EPR Schemes: Under-Funded and Inconsistently Implemented

The EPR obligations under the SUPD require producers to cover the costs of awareness campaigns, litter clean-up, and waste management for their products. In practice, EPR schemes across member states vary dramatically in scope, fee structures, and enforcement capacity. Several coastal member states with the highest marine litter exposure operate EPR regimes that recover less than 40% of estimated clean-up costs from producers.


What needs to happen next

A Volume-Based Production Levy

Product bans address individual items but not the underlying problem: the EU produces approximately 55 million tonnes of plastic annually, with demand growing. The evaluation should recommend a per-kilogram levy on virgin plastic production, ring-fenced to fund marine clean-up operations and the transition to genuinely circular material flows. Several economic models — including a 2025 IEEP working paper — suggest a levy at €200–€400 per tonne of virgin plastic would generate sufficient revenue to fund national marine litter reduction plans without market distortion.

Mandatory Ocean-Fate Testing

Any substitute material claiming SUPD compliance — whether compostable, bio-based, or paper-based — should be required to demonstrate safety under marine exposure conditions, not merely industrial composting conditions. The current framework relies on end-of-life classification systems designed for terrestrial waste streams.

Harmonised Beach Litter Metrics Tied to MSFD

The SUPD evaluation data and the MSFD monitoring cycle are currently separate administrative exercises. A revised SUPD should mandate that national beach litter monitoring feeds directly into MSFD Good Environmental Status assessments, creating a single, coherent evidence base for marine plastic policy.

Upstream Legislation Through the Circular Economy Act

The SUPD is ultimately downstream legislation — it addresses the end of a linear production chain.

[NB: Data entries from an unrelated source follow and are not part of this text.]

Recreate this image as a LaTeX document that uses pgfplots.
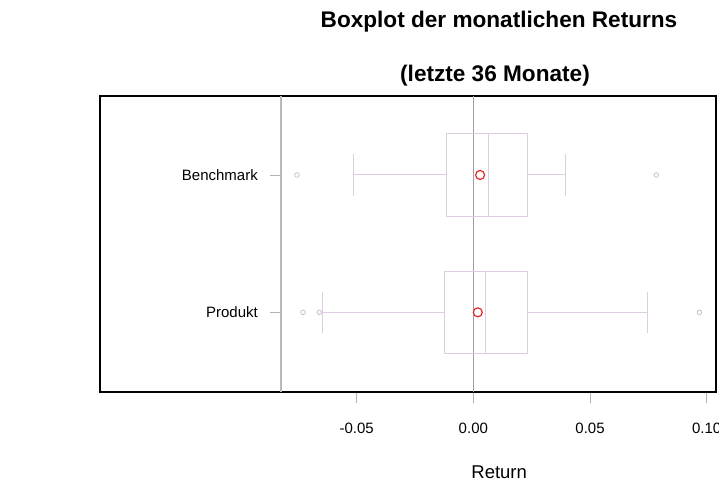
\documentclass[border=0pt]{standalone}
\usepackage{pgfplots}
\pgfplotsset{compat=1.18}
\usepgfplotslibrary{statistics}
\usepackage{fontspec}
\setmainfont{Liberation Sans}
\definecolor{boxcol}{RGB}{222,205,224}
\definecolor{outcol}{RGB}{205,188,212}
\definecolor{meancol}{RGB}{230,40,40}
\begin{document}
\begin{tikzpicture}
\begin{axis}[name=ax, scale only axis, width=616pt, height=296pt,
  xmin=-0.16, xmax=0.104, ymin=0.42, ymax=2.575,
  axis line style={black, line width=1.6pt},
  xtick={-0.05,0,0.05,0.1}, xticklabels={-0.05,0.00,0.05,0.10},
  xtick pos=left, tick align=outside, major tick length=11pt,
  x tick style={gray!60, line width=0.8pt},
  ytick={1,2}, yticklabels={Produkt,Benchmark}, y tick style={draw=none},
  yticklabel style={anchor=east, xshift=169pt, inner sep=0pt, font=\fontsize{15}{18}\selectfont},
  xticklabel style={font=\fontsize{15}{18}\selectfont, anchor=base, yshift=-30pt, inner sep=0pt},
  xlabel={Return},
  xlabel style={at={(axis description cs:0.648,0)}, anchor=base, yshift=-86pt, inner sep=0pt, font=\fontsize{18.5}{22}\selectfont},
  clip=false]
\draw[gray!55, line width=1.2pt] (axis cs:-0.0824,0.42) -- (axis cs:-0.0824,2.575);
\draw[gray!75, line width=0.7pt] (axis cs:0,0.42) -- (axis cs:0,2.575);
\draw[gray!60, line width=0.8pt] (axis cs:-0.0824,1) -- (axis cs:-0.0871,1);
\draw[gray!60, line width=0.8pt] (axis cs:-0.0824,2) -- (axis cs:-0.0871,2);
\addplot[boxcol, line width=1pt, solid, mark=none,
  boxplot prepared={draw position=1, lower whisker=-0.0647, lower quartile=-0.0124,
    median=0.0053, upper quartile=0.0233, upper whisker=0.0746,
    box extend=0.6, whisker extend=0.3}] coordinates {};
\addplot[boxcol, line width=1pt, solid, mark=none,
  boxplot prepared={draw position=2, lower whisker=-0.0514, lower quartile=-0.0117,
    median=0.0064, upper quartile=0.0233, upper whisker=0.0394,
    box extend=0.6, whisker extend=0.3}] coordinates {};
\addplot[only marks, mark=o, mark size=2.3pt, outcol, mark options={line width=0.8pt}]
  coordinates {(-0.073,1) (-0.066,1) (0.0969,1) (-0.0756,2) (0.0784,2)};
\addplot[only marks, mark=o, mark size=4.5pt, meancol, mark options={line width=1.2pt}]
  coordinates {(0.0019,1) (0.0029,2)};
\end{axis}
\node[anchor=base, font=\fontsize{22.6}{26}\selectfont\bfseries] at ([xshift=399pt,yshift=68pt]ax.north west) {Boxplot der monatlichen Returns};
\node[anchor=base, font=\fontsize{22.6}{26}\selectfont\bfseries] at ([xshift=395pt,yshift=14pt]ax.north west) {(letzte 36 Monate)};
\pgfresetboundingbox
\path[use as bounding box] ([xshift=-100pt,yshift=-92pt]ax.south west) rectangle ([xshift=3pt,yshift=96pt]ax.north east);
\end{tikzpicture}
\end{document}
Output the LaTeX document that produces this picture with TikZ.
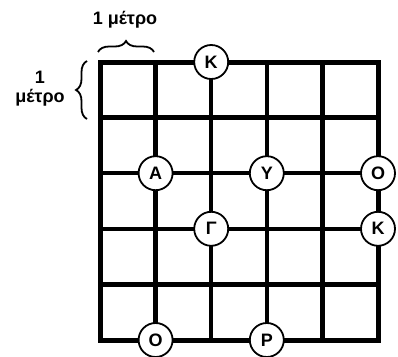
\documentclass[tikz,border=0pt]{standalone}
\usepackage{fontspec}
\setmainfont{Liberation Sans}
\usetikzlibrary{decorations.pathreplacing}
\begin{document}
\begin{tikzpicture}[x=1pt,y=-1pt,
  gridline/.style={line width=4.5pt},
  border/.style={line width=5pt,line join=miter},
  letter/.style={circle,draw,line width=1.8pt,fill=white,minimum size=34pt,inner sep=0pt,font=\fontsize{18}{20}\selectfont\bfseries},
  lbl/.style={font=\fontsize{18}{21}\selectfont\bfseries,align=center,inner sep=0pt},
  bracestyle/.style={line width=1.8pt,decorate,decoration={brace,amplitude=11pt}}]
\useasboundingbox (0,0) rectangle (398,356);
% grid
\foreach \i in {1,2,3,4}{
  \draw[gridline] ({100+\i*55.6},62) -- ({100+\i*55.6},340);
  \draw[gridline] (100,{62+\i*55.6}) -- (378,{62+\i*55.6});
}
\draw[border] (100,62) rectangle (378,340);
% braces
\coordinate (tb1) at (98,52);
\coordinate (tb2) at (154,52);
\coordinate (lb1) at (87,119);
\coordinate (lb2) at (87,61);
\draw[bracestyle] (tb1) -- (tb2);
\draw[bracestyle] (lb1) -- (lb2);
\node[lbl] (toplabel) at (125,20) {1 μέτρο};
\node[lbl] (leftlabel) at (40,89) {1\\[-2pt]μέτρο};
% letters
\node[letter] (k1) at (211.2,62) {Κ};
\node[letter] (a) at (155.6,173.2) {Α};
\node[letter] (y) at (266.8,173.2) {Υ};
\node[letter] (o1) at (378,173.2) {Ο};
\node[letter] (g) at (211.2,228.8) {Γ};
\node[letter] (k2) at (378,228.8) {Κ};
\node[letter] (o2) at (155.6,340) {Ο};
\node[letter] (p) at (266.8,340) {Ρ};
\end{tikzpicture}
\end{document}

The forthcoming Circular Economy Act must address the upstream drivers: the economic incentives for producing single-use formats in the first place.

At SAVEOCEAN we look forward to the evaluation report in July 2027. Based on the findings, it will determine whether new rules are needed. Given the evidence trajectory, a SUPD 2.0 is not a question of if but of when — and the scope of ambition of the evaluation consultation will directly shape it.

We encourage all researchers and civil society to follow the Commission’s synthesis report closely when it is published.

References

  • European Commission (2025). Consultation on the Evaluation of the Single-Use Plastics Directive. DG ENV.
  • Galgani, F. et al. (2024). Marine Litter Trends in European Waters 2018–2023. Marine Pollution Bulletin, 198, 115–127.
  • OSPAR Commission (2024). Marine Litter Regional Action Plan: Progress Report.